The title of Eric Reed’s new album has a double meaning—as in, everybody understands the blues, and everybody feels down from time to time. “Your blues may not be my blues, but everybody gets them,” he writes in the liner notes. True enough, but this album is too joyful for that to be the parting message. After having listened to it, you’ll understand intuitively—if you don’t already—why Eric Reed is one of the most reliably good pianists in the gospel-jazz tradition.

Reed grew up in the church—his father was a Baptist preacher in Philadelphia—and here, accompanied by saxophonist Tim Green, drummer McClenty Hunter, and bassist Mike Gurrola, he filters pop medleys, jazz standards, and original compositions through the gospel prism. That comes through most clearly on his own “New Morning,” whose lovely solo piano introduction, with lush blues-inflected chord voicings, recalls Oscar Peterson’s “Night Train.”

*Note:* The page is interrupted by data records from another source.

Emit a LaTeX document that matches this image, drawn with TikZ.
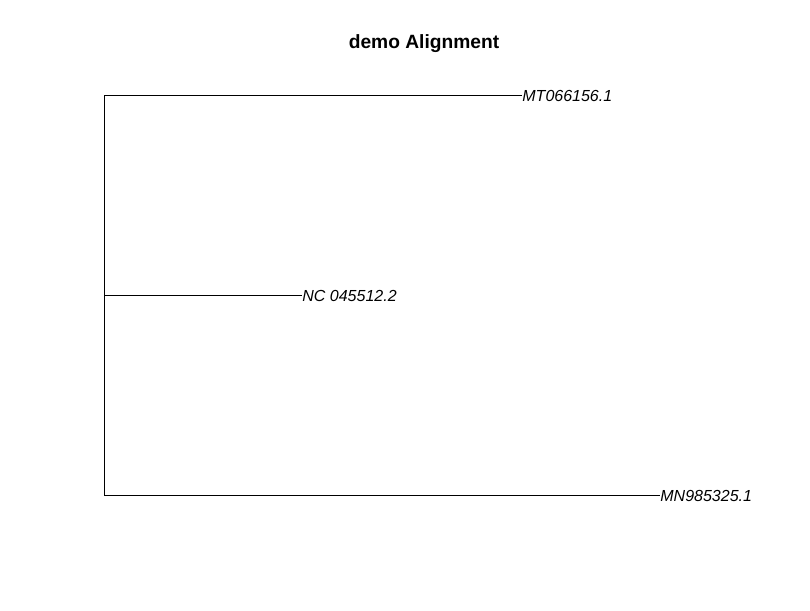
\documentclass[tikz,border=0pt]{standalone}
\usepackage{fontspec}
\setmainfont{Liberation Sans}
\usetikzlibrary{positioning}

\begin{document}
\begin{tikzpicture}[x=1pt, y=-1pt, line width=0.8pt,
    tip/.style={anchor=west, inner sep=0pt, yshift=-1.2pt, font=\fontsize{16}{16}\selectfont\itshape}]
    \useasboundingbox (0,0) rectangle (810,610);

    % The title
    \node[anchor=base, inner sep=0pt, font=\fontsize{19.2}{20}\selectfont\bfseries] (title) at (424,48.5) {demo Alignment};

    % root of the tree
    \coordinate (top) at (104,95);
    \coordinate (mid) at (104,295);
    \coordinate (bot) at (104,495);

    % the leaves
    \node[tip] (mt) at (522,95) {MT066156.1};
    \node[tip] (nc) at (302,295) {NC 045512.2};
    \node[tip] (mn) at (660,495) {MN985325.1};

    % branches
    \draw (top) -- (bot);
    \draw (top) -- (top -| mt.west);
    \draw (mid) -- (mid -| nc.west);
    \draw (bot) -- (bot -| mn.west);
\end{tikzpicture}
\end{document}
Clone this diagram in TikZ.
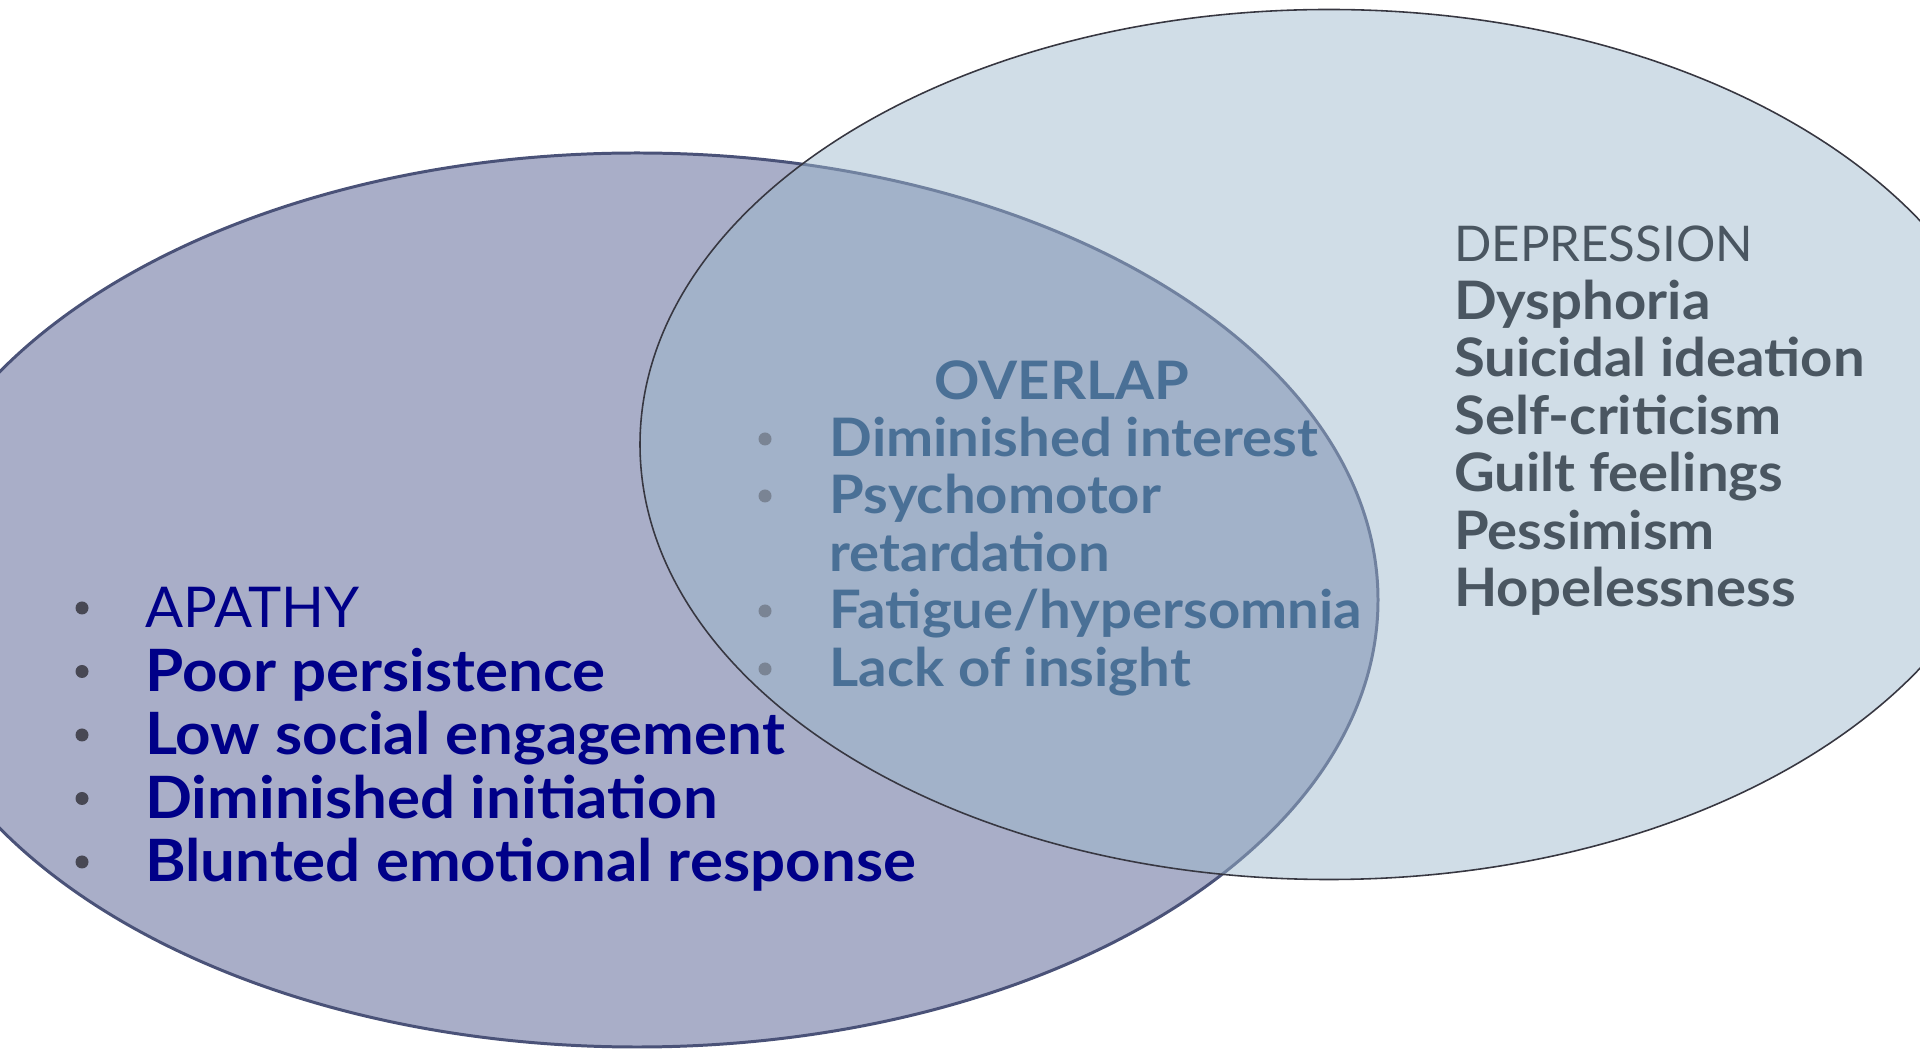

There’s a Coltrane cover (“Naima”), a hat tip to Freddie Hubbard (“Up Jumped Spring”), and snippets of two mainstream pop tunes—the Beatles’ “Yesterday,” in a medley with Jerome Kern’s “Yesterdays,” and Stevie Wonder’s “Don’t You Worry ’Bout a Thing,” which appears as a tag at the end of “Cedar Waltzin,’” Reed’s nod to Cedar Walton. An actual Walton composition, “Martha’s Prize,” is recast here as a funk number. Near the end, Reed plays a phrase from the buoyant Roy Hargrove earworm “Strasbourg/St. Denis,” an upbeat line that’s in keeping with this album’s optimistic spirit, its title notwithstanding.